- [AIM] Find out how many lines of the material contain the string "chart" and give only that figure.

○ ○ ○ ○

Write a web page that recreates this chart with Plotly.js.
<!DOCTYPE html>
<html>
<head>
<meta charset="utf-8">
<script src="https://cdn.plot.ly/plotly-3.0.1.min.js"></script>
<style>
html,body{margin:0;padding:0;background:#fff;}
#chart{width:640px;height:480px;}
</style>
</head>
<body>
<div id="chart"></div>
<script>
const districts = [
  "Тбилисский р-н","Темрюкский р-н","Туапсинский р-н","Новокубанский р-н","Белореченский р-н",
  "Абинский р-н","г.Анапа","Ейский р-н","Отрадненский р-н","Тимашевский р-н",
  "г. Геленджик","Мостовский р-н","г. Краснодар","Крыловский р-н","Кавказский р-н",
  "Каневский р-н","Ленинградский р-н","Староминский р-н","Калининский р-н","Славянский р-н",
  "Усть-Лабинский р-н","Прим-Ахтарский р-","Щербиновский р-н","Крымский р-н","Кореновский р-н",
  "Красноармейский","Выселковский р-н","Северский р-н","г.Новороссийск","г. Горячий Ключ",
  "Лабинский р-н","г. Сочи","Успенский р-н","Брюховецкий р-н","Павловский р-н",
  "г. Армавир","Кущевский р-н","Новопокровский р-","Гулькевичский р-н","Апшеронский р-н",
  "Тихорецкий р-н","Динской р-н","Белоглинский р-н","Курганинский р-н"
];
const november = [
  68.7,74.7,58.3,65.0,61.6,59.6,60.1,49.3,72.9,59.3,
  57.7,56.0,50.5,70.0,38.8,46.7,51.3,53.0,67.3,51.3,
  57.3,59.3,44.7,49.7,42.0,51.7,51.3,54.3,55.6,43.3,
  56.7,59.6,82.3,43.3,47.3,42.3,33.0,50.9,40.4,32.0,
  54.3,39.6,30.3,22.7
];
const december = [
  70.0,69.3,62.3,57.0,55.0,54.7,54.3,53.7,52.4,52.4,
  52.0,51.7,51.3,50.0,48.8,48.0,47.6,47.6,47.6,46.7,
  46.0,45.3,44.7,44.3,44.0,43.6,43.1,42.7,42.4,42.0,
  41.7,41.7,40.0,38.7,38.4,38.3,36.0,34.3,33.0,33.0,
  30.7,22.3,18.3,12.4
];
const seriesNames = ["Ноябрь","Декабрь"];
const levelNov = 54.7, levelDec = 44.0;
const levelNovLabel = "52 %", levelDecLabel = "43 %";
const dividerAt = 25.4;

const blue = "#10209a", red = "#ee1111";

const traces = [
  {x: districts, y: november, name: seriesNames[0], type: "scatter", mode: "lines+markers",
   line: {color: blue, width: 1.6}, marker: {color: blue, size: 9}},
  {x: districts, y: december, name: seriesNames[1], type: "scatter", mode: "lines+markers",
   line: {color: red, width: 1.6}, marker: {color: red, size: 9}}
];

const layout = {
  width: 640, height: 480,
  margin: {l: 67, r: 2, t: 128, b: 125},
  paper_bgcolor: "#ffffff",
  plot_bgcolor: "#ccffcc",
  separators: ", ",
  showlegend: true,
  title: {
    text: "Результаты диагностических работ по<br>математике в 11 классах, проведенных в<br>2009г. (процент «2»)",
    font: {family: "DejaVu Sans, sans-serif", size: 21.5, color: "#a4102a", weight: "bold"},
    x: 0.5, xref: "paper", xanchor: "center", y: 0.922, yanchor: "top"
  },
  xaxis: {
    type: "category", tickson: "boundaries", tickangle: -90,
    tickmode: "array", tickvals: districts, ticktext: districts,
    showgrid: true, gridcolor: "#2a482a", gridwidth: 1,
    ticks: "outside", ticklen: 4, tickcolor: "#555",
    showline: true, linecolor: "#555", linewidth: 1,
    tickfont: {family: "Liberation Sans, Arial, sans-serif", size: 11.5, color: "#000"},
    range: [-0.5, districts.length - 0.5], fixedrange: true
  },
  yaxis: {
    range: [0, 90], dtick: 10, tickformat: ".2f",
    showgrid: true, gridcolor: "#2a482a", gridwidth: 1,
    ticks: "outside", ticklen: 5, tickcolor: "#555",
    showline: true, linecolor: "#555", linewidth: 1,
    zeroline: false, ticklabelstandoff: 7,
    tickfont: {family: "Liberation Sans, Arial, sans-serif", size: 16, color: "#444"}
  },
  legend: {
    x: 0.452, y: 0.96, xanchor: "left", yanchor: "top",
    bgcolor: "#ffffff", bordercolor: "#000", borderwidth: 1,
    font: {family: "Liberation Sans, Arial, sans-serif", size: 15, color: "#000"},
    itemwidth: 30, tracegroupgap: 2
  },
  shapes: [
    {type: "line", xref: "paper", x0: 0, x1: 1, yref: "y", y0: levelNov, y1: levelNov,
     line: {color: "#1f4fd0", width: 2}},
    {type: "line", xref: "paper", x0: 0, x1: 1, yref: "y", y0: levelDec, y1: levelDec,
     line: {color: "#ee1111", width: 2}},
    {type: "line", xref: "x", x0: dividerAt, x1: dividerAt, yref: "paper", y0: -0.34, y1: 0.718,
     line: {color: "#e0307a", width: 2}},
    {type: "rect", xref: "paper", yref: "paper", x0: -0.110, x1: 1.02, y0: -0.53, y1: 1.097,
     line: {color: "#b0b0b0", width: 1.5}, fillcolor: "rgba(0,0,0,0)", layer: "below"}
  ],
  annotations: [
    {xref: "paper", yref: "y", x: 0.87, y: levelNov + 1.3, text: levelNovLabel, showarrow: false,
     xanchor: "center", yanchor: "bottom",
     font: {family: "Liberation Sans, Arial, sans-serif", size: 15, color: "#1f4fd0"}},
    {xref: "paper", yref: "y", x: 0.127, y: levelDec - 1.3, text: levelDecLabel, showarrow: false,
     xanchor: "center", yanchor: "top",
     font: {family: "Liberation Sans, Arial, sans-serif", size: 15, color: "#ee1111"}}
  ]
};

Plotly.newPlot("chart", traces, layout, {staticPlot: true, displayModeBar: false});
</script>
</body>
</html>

○ ○ ○ ○

- [WRITTEN REPLY] 4